Copy exactly, and only, the lines below from the first through the one containing "16.3, 14, 12];", both included; pictures are omitted.
——
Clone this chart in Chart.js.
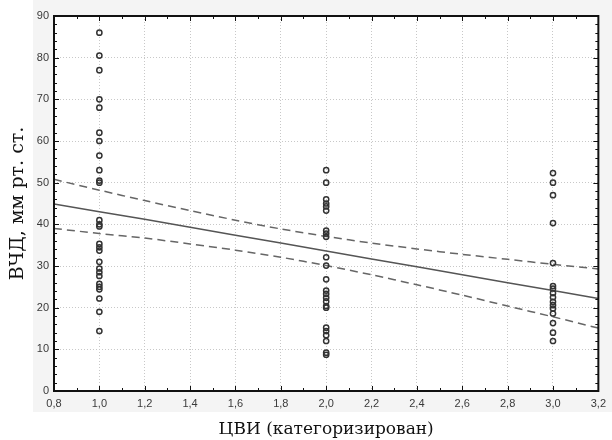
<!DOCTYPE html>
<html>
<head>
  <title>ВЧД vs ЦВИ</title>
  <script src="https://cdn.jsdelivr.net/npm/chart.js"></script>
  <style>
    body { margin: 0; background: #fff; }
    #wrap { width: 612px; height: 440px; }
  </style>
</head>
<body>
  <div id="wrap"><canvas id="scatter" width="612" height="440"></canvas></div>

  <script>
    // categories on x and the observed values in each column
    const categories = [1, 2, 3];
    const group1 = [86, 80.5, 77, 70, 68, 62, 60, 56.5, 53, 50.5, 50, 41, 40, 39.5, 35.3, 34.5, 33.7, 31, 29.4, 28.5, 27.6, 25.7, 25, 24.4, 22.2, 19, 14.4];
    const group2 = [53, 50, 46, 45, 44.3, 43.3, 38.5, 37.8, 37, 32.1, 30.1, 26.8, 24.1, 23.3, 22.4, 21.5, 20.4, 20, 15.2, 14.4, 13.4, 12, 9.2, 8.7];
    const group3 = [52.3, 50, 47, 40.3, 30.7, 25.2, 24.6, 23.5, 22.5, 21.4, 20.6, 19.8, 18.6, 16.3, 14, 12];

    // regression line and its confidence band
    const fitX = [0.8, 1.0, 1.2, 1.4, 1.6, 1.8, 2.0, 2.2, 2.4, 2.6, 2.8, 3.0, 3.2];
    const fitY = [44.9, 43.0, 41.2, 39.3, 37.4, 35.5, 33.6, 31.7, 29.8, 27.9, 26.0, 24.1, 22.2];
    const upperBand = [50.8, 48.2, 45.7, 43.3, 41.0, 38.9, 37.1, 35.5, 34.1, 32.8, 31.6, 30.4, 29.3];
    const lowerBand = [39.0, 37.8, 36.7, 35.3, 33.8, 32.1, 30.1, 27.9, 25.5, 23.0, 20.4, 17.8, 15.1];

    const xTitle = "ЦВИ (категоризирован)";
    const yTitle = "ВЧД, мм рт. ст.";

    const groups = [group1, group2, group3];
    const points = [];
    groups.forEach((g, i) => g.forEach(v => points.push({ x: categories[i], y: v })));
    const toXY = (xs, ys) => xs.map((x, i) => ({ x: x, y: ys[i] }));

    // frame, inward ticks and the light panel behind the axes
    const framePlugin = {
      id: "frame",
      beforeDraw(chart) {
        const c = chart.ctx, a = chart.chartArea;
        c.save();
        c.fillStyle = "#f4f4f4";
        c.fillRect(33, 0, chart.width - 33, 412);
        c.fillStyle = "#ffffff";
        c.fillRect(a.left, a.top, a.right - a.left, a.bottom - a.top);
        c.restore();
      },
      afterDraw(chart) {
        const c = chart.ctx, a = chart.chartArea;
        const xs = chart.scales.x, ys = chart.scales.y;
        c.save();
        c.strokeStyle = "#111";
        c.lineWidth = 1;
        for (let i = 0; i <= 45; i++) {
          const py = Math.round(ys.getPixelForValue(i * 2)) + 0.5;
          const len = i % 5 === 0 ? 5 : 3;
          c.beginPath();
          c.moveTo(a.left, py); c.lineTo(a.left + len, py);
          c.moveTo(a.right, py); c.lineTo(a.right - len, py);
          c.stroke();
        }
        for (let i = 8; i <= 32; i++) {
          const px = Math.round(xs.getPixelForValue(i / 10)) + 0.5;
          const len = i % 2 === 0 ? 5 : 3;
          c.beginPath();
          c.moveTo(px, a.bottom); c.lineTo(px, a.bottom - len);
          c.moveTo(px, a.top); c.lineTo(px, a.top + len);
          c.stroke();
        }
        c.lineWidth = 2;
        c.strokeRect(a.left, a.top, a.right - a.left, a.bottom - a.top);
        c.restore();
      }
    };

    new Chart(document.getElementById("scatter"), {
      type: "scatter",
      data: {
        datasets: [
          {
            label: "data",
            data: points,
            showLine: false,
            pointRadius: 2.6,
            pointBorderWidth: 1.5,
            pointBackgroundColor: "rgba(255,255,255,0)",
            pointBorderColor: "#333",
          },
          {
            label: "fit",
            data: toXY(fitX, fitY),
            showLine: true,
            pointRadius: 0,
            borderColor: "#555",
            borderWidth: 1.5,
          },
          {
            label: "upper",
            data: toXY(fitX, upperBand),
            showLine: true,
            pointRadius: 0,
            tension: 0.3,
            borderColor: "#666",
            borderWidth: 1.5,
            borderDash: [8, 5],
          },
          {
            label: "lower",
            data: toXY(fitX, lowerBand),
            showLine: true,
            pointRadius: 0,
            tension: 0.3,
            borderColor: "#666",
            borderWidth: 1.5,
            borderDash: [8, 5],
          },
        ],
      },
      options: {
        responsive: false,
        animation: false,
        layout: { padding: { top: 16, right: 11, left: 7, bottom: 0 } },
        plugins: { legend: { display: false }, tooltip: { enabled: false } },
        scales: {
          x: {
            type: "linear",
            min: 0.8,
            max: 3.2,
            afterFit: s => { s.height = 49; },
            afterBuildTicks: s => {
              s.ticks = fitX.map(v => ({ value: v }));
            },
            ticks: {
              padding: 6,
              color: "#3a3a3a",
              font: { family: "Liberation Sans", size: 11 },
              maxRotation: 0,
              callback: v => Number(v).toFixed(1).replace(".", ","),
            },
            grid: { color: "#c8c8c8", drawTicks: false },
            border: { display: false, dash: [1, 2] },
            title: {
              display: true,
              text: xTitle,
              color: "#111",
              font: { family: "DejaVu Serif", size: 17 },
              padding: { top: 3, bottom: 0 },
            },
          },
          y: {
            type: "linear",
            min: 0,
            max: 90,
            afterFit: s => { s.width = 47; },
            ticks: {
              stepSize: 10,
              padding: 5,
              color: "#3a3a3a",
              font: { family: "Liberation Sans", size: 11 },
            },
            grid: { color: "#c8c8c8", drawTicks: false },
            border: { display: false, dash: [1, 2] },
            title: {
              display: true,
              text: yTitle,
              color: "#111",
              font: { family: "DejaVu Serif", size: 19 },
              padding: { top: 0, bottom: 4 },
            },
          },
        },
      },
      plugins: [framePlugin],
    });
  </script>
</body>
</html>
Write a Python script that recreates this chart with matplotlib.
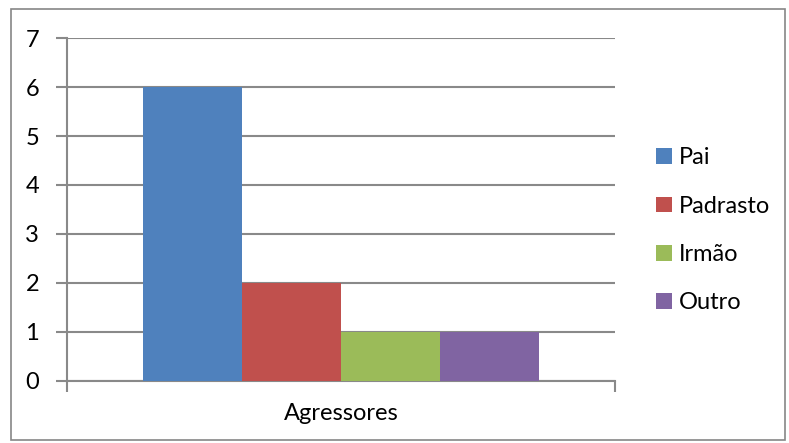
——
**Task output**
Clone this chart in Chart.js.
<!DOCTYPE html>
<html>
<head>
  <title>ВЧД vs ЦВИ</title>
  <script src="https://cdn.jsdelivr.net/npm/chart.js"></script>
  <style>
    body { margin: 0; background: #fff; }
    #wrap { width: 612px; height: 440px; }
  </style>
</head>
<body>
  <div id="wrap"><canvas id="scatter" width="612" height="440"></canvas></div>

  <script>
    // categories on x and the observed values in each column
    const categories = [1, 2, 3];
    const group1 = [86, 80.5, 77, 70, 68, 62, 60, 56.5, 53, 50.5, 50, 41, 40, 39.5, 35.3, 34.5, 33.7, 31, 29.4, 28.5, 27.6, 25.7, 25, 24.4, 22.2, 19, 14.4];
    const group2 = [53, 50, 46, 45, 44.3, 43.3, 38.5, 37.8, 37, 32.1, 30.1, 26.8, 24.1, 23.3, 22.4, 21.5, 20.4, 20, 15.2, 14.4, 13.4, 12, 9.2, 8.7];
    const group3 = [52.3, 50, 47, 40.3, 30.7, 25.2, 24.6, 23.5, 22.5, 21.4, 20.6, 19.8, 18.6, 16.3, 14, 12];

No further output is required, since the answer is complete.